Plan your exit carefully and enlist as much support from family and friends as possible. 
I am assuming the kids involved are familiar with the tensions between you and your partner and hope that they are old enough to understand that it is better that you make a move rather than allow the unhappiness and escalating aggression to continue. Even if the kids are still young, lead by example and don’t be bullied into staying where you do not want to be. You only have one life. 
You say “Too much has happened and things cannot work out between us” so move on now. Look forward and good luck


----------



## TNgirl232 (Oct 5, 2008)

If you fear for your safety or life - tell him nothing of your plans to leave or where you are going. Also - get a restraining order before you leave - this will be some level of protection for you. It is not normal for you to be threatened or fear for your safety.


----------



## marina72 (Dec 29, 2008)

ditto....

don't stay because you're scared of him, that is even more reason to get out. do as TNgirl said, and leave while he's not at home.

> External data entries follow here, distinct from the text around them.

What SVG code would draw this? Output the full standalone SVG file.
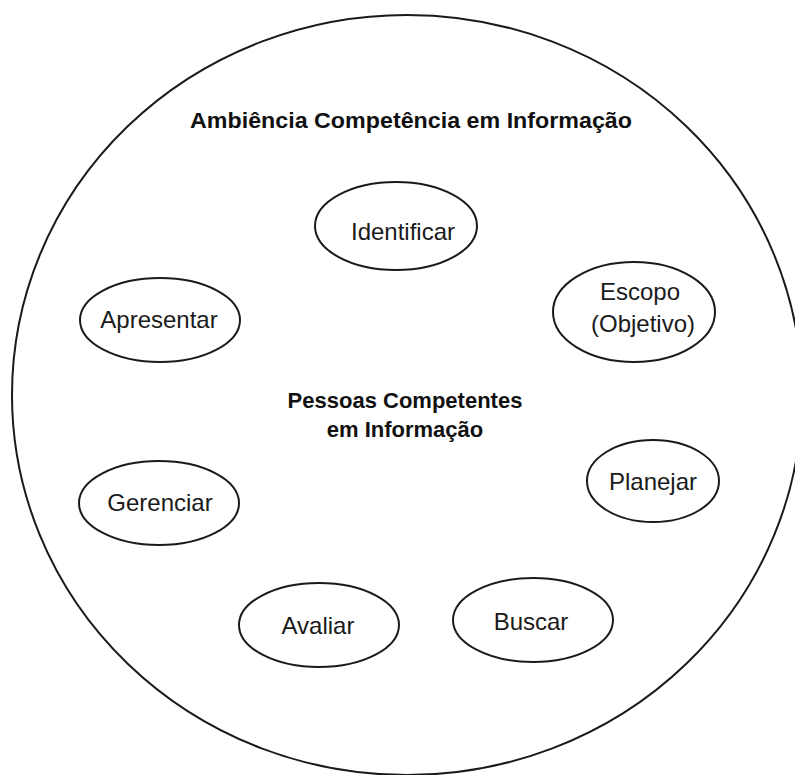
<svg xmlns="http://www.w3.org/2000/svg" width="795" height="775" viewBox="0 0 795 775">
  <style>
    .outer { fill: none; stroke: #1a1a1a; stroke-width: 2; }
    .node ellipse { fill: #ffffff; stroke: #1a1a1a; stroke-width: 2; }
    .lbl { font-family: "Liberation Sans", Arial, sans-serif; font-size: 24px; fill: #1a1a1a; text-anchor: middle; }
    .head { font-family: "Liberation Sans", Arial, sans-serif; font-size: 22px; font-weight: bold; fill: #111111; text-anchor: middle; }
  </style>
  <rect width="795" height="775" fill="#ffffff"/>

  <!-- surrounding environment -->
  <g id="ambiencia">
    <ellipse class="outer" cx="407" cy="395" rx="395" ry="380"/>
    <text class="head" x="411" y="128" textLength="442" lengthAdjust="spacingAndGlyphs">Ambiência Competência em Informação</text>
  </g>

  <!-- centre label -->
  <g id="pessoas">
    <text class="head" x="405" y="408">Pessoas Competentes</text>
    <text class="head" x="405" y="437">em Informação</text>
  </g>

  <!-- stages -->
  <g id="identificar" class="node">
    <ellipse cx="396" cy="226" rx="81" ry="44"/>
    <text class="lbl" x="403" y="240">Identificar</text>
  </g>
  <g id="escopo" class="node">
    <ellipse cx="634" cy="312" rx="81" ry="50"/>
    <text class="lbl" x="640" y="300">Escopo</text>
    <text class="lbl" x="643" y="332">(Objetivo)</text>
  </g>
  <g id="apresentar" class="node">
    <ellipse cx="160" cy="320" rx="80" ry="42"/>
    <text class="lbl" x="159" y="328">Apresentar</text>
  </g>
  <g id="planejar" class="node">
    <ellipse cx="653" cy="481" rx="66" ry="41"/>
    <text class="lbl" x="653" y="490">Planejar</text>
  </g>
  <g id="gerenciar" class="node">
    <ellipse cx="159" cy="503" rx="80" ry="42"/>
    <text class="lbl" x="160" y="511">Gerenciar</text>
  </g>
  <g id="avaliar" class="node">
    <ellipse cx="319" cy="625" rx="80" ry="42"/>
    <text class="lbl" x="318" y="634">Avaliar</text>
  </g>
  <g id="buscar" class="node">
    <ellipse cx="533" cy="620" rx="80" ry="42"/>
    <text class="lbl" x="531" y="630">Buscar</text>
  </g>

  <!-- no connectors in this figure -->
  <g id="connectors"/>
</svg>
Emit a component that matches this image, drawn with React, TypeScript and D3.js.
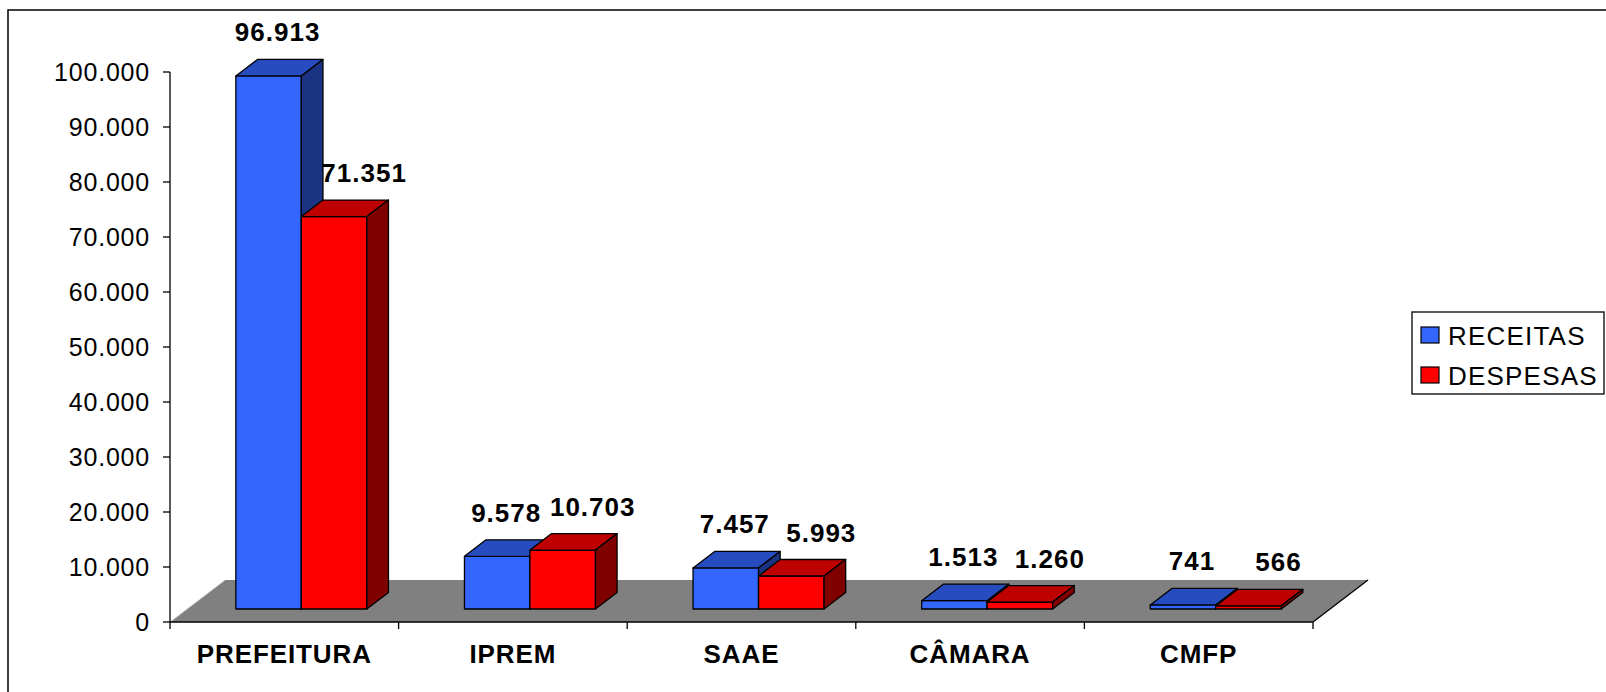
import React from 'react';
import * as d3 from 'd3';

const categories = ['PREFEITURA', 'IPREM', 'SAAE', 'CÂMARA', 'CMFP'];
const seriesNames = ['RECEITAS', 'DESPESAS'];
const receitas = [96913, 9578, 7457, 1513, 741];
const despesas = [71351, 10703, 5993, 1260, 566];
const yTicks = [0, 10000, 20000, 30000, 40000, 50000, 60000, 70000, 80000, 90000, 100000];

const W = 1606;
const H = 692;
const axisX = 170;
const plotRight = 1313;
const yBase = 622;
const yTopPx = 72;
const floorDx = 55;
const floorDy = -42;
const barFrontFrac = 0.31;
const barDepthFrac = 0.393;

const colors = [
  { front: '#3366FF', top: '#264CC0', side: '#1A3382' },
  { front: '#FF0000', top: '#BF0000', side: '#800000' },
];
const labelDx = [9, 30];

const fmt = (v: number) => d3.format(',')(v).replace(/,/g, '.');
const FONT = '"Liberation Sans", Arial, sans-serif';

export default function App() {
  const x = d3.scaleBand<string>().domain(categories).range([axisX, plotRight]);
  const xs = d3
    .scaleBand<string>()
    .domain(seriesNames)
    .range([0, x.bandwidth()])
    .paddingInner(0)
    .paddingOuter(0.745);
  const y = d3.scaleLinear().domain([0, 100000]).range([yBase, yTopPx]);

  const ox = floorDx * barFrontFrac;
  const oy = floorDy * barFrontFrac;
  const bdx = floorDx * barDepthFrac;
  const bdy = floorDy * barDepthFrac;
  const w = xs.bandwidth();
  const data = [receitas, despesas];

  const pts = (arr: number[][]) => arr.map((p) => p.join(',')).join(' ');

  const bars: React.ReactNode[] = [];
  const labels: React.ReactNode[] = [];
  categories.forEach((c, ci) => {
    seriesNames.forEach((s, si) => {
      const v = data[si][ci];
      const x0 = (x(c) as number) + (xs(s) as number) + ox;
      const x1 = x0 + w;
      const yb = y(0) + oy;
      const yt = y(v) + oy;
      const col = colors[si];
      bars.push(
        <g key={`${c}-${s}`} stroke="#000" strokeWidth={1.3} strokeLinejoin="round">
          <polygon points={pts([[x0, yt], [x1, yt], [x1, yb], [x0, yb]])} fill={col.front} />
          <polygon
            points={pts([[x0, yt], [x1, yt], [x1 + bdx, yt + bdy], [x0 + bdx, yt + bdy]])}
            fill={col.top}
          />
          <polygon
            points={pts([[x1, yt], [x1 + bdx, yt + bdy], [x1 + bdx, yb + bdy], [x1, yb]])}
            fill={col.side}
          />
        </g>
      );
      labels.push(
        <text
          key={`l-${c}-${s}`}
          x={(x0 + x1) / 2 + labelDx[si]}
          y={yt + bdy - 18}
          textAnchor="middle"
          fontFamily={FONT}
          fontWeight="bold"
          fontSize={26}
          letterSpacing={1}
          fill="#000"
        >
          {fmt(v)}
        </text>
      );
    });
  });

  const floor = [
    [axisX, yBase],
    [axisX + floorDx, yBase + floorDy],
    [plotRight + floorDx, yBase + floorDy],
    [plotRight, yBase],
  ];

  return (
    <svg
      width={W}
      height={H}
      style={{ position: 'absolute', left: 0, top: 0, background: '#fff' }}
    >
      <rect x={0} y={0} width={W} height={H} fill="#fff" />
      <rect x={8} y={10} width={1660} height={760} fill="none" stroke="#000" strokeWidth={1.5} />

      {/* floor */}
      <polygon points={pts(floor)} fill="#808080" stroke="none" />
      <line
        x1={axisX}
        y1={yBase}
        x2={axisX + floorDx}
        y2={yBase + floorDy}
        stroke="#d8d8d8"
        strokeWidth={1}
      />
      <line
        x1={plotRight}
        y1={yBase}
        x2={plotRight + floorDx}
        y2={yBase + floorDy}
        stroke="#000"
        strokeWidth={1.3}
      />

      {/* value axis */}
      <line x1={axisX} y1={yTopPx} x2={axisX} y2={yBase + 7} stroke="#000" strokeWidth={1.3} />
      {yTicks.map((t) => (
        <g key={t}>
          <line x1={axisX - 7} y1={y(t)} x2={axisX} y2={y(t)} stroke="#000" strokeWidth={1.3} />
          <text
            x={axisX - 20}
            y={y(t) + 9}
            textAnchor="end"
            fontFamily={FONT}
            fontSize={25}
            letterSpacing={0.8}
            fill="#000"
          >
            {fmt(t)}
          </text>
        </g>
      ))}

      {/* category axis */}
      <line x1={axisX} y1={yBase} x2={plotRight} y2={yBase} stroke="#000" strokeWidth={1.3} />
      {categories.map((c) => (
        <line
          key={`t-${c}`}
          x1={(x(c) as number) + x.bandwidth()}
          y1={yBase}
          x2={(x(c) as number) + x.bandwidth()}
          y2={yBase + 7}
          stroke="#000"
          strokeWidth={1.3}
        />
      ))}
      {categories.map((c) => (
        <text
          key={`c-${c}`}
          x={(x(c) as number) + x.bandwidth() / 2}
          y={663}
          textAnchor="middle"
          fontFamily={FONT}
          fontWeight="bold"
          fontSize={26}
          letterSpacing={0.9}
          fill="#000"
        >
          {c}
        </text>
      ))}

      {bars}
      {labels}

      {/* legend */}
      <rect x={1412} y={312} width={192} height={82} fill="#fff" stroke="#000" strokeWidth={1.3} />
      {seriesNames.map((s, i) => (
        <g key={`lg-${s}`}>
          <rect
            x={1421}
            y={327 + i * 40}
            width={18}
            height={16}
            fill={colors[i].front}
            stroke="#000"
            strokeWidth={1.2}
          />
          <text
            x={1448}
            y={345 + i * 40}
            fontFamily={FONT}
            fontSize={26}
            letterSpacing={1.2}
            fill="#000"
          >
            {s}
          </text>
        </g>
      ))}
    </svg>
  );
}
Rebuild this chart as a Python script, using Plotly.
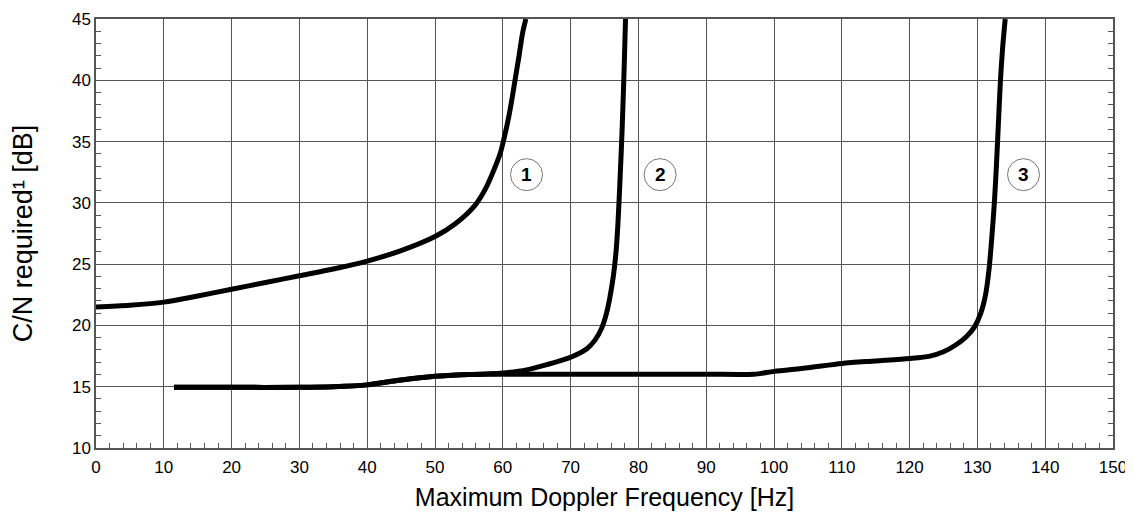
import plotly.graph_objects as go

# Curve 1
c1_x = [0, 5, 10, 15, 20, 25, 30, 35, 40, 45, 50, 53, 55.9, 57.5, 58.7, 59.6, 60.2, 60.8, 61.3, 61.8, 62.4, 62.9, 63.4]
c1_y = [21.5, 21.65, 21.9, 22.4, 22.95, 23.5, 24.05, 24.6, 25.25, 26.1, 27.25, 28.3, 29.8, 31.2, 32.7, 34.0, 35.3, 36.8, 38.3, 40.0, 42.0, 43.8, 45.0]

# Curve 2
c2_x = [11.5, 20, 30, 35, 40, 45, 50, 55, 58, 60, 63.5, 66.5, 70.2, 72.4, 73.6, 74.6, 75.3, 75.8, 76.3, 76.7, 77.0, 77.3, 77.6, 77.9, 78.1]
c2_y = [14.95, 14.95, 14.95, 15.0, 15.15, 15.55, 15.85, 16.0, 16.05, 16.12, 16.37, 16.8, 17.45, 18.1, 18.8, 19.8, 21.0, 22.3, 24.0, 26.0, 28.5, 32.0, 36.0, 41.0, 45.0]

# Curve 3
c3_x = [11.5, 20, 30, 35, 40, 45, 50, 55, 58, 70, 80, 90, 97, 100, 105, 110, 115, 120, 123, 125, 126.8, 128.4, 129.6, 130.5, 131.2, 131.7, 132.1, 132.5, 132.8, 133.1, 133.4, 133.7, 134.1]
c3_y = [14.95, 14.95, 14.95, 15.0, 15.15, 15.55, 15.85, 16.0, 16.02, 16.02, 16.02, 16.02, 16.02, 16.25, 16.55, 16.9, 17.1, 17.3, 17.5, 17.85, 18.4, 19.1, 19.9, 21.0, 22.5, 24.5, 27.0, 30.0, 33.0, 36.5, 40.0, 42.5, 45.0]

labels = ["1", "2", "3"]
label_x = [63.5, 83.2, 136.8]
label_y = [32.3, 32.3, 32.3]

x_ticks = list(range(0, 151, 10))
y_ticks = list(range(10, 46, 5))

fig = go.Figure()
for xs, ys in [(c1_x, c1_y), (c2_x, c2_y), (c3_x, c3_y)]:
    fig.add_trace(go.Scatter(x=xs, y=ys, mode="lines",
                             line=dict(color="black", width=5, shape="spline", smoothing=0.8),
                             showlegend=False, hoverinfo="skip"))

# invisible trace for right-side axis ticks
fig.add_trace(go.Scatter(x=[0], y=[10], yaxis="y2", mode="markers",
                         marker=dict(opacity=0), showlegend=False, hoverinfo="skip"))

for t, xv, yv in zip(labels, label_x, label_y):
    fig.add_shape(type="circle", xref="x", yref="y", xsizemode="pixel", ysizemode="pixel",
                  xanchor=xv, yanchor=yv, x0=-16, x1=16, y0=-16, y1=16,
                  line=dict(color="#777777", width=1))
    fig.add_annotation(x=xv, y=yv, text="<b>" + t + "</b>", showarrow=False,
                       font=dict(family="Liberation Sans, Arial", size=19, color="black"))

axis_font = dict(family="Liberation Sans, Arial", size=17, color="black")
grid_c = "#555555"
fig.update_layout(
    width=1125, height=503,
    margin=dict(l=88, r=20, t=11, b=63),
    plot_bgcolor="white", paper_bgcolor="white",
    xaxis=dict(range=[0, 150], tickvals=x_ticks, showgrid=True, gridcolor=grid_c, gridwidth=1,
               showline=True, linecolor=grid_c, linewidth=1.5, mirror=True,
               ticks="inside", ticklen=6, tickcolor=grid_c, automargin=False,
               ticklabelstandoff=3,
               minor=dict(dtick=2, ticks="inside", ticklen=5, tickcolor=grid_c, showgrid=False),
               tickfont=axis_font, zeroline=False,
               title=dict(text="Maximum Doppler Frequency [Hz]",
                          font=dict(family="Liberation Sans, Arial", size=25, color="black"), standoff=28)),
    yaxis=dict(range=[10, 45], tickvals=y_ticks, showgrid=True, gridcolor=grid_c, gridwidth=1,
               showline=True, linecolor=grid_c, linewidth=1.5, mirror=True,
               ticks="inside", ticklen=6, tickcolor=grid_c, automargin=False,
               minor=dict(dtick=1, ticks="inside", ticklen=5, tickcolor=grid_c, showgrid=False),
               tickfont=axis_font, zeroline=False,
               title=dict(text="C/N required¹ [dB]",
                          font=dict(family="Liberation Sans, Arial", size=27, color="black"), standoff=33)),
    yaxis2=dict(range=[10, 45], overlaying="y", side="right", showgrid=False, showticklabels=False,
                ticks="inside", ticklen=6, tickcolor=grid_c, tickvals=y_ticks, automargin=False,
                minor=dict(dtick=1, ticks="inside", ticklen=5, tickcolor=grid_c, showgrid=False),
                showline=False, zeroline=False),
)

fig.write_html("out.html")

Take a male relative/friend/ even the police might be able to help you.

Just refuse this time to give in to his threats....

you don't deserve this... stay strong.


----------



## justean (May 28, 2008)

i told my H on march 7 th , i dont want to be with u n e more. 
for certain reasons at the moment. i havent asked him to go. although i would prefer it.
but i have asked for a separation and to be honest were just like lodgers in the same house.
trying to be civil to eachother.
this is prob the worst i have felt about our marriage.
and we have split up several times.
i am moving on.
im not putin up with his miserable energy on me n e more.
what im sorry about is, i meet ppl and i know ppl who have had hard lives and have nothing. yet they stil have smiley happy natures. stil enjoying what they have and they have nothing.
i consider my circumstances to be some what appreciated.
i can see/ turn negative circumctances into a positive to get through.
but my H is just miserable inside, no matter what the cards deal and i stil considered him a lucky man because he had a wife like me that always tried to see him through.
granted i did have some things. but im not giving n e more.


----------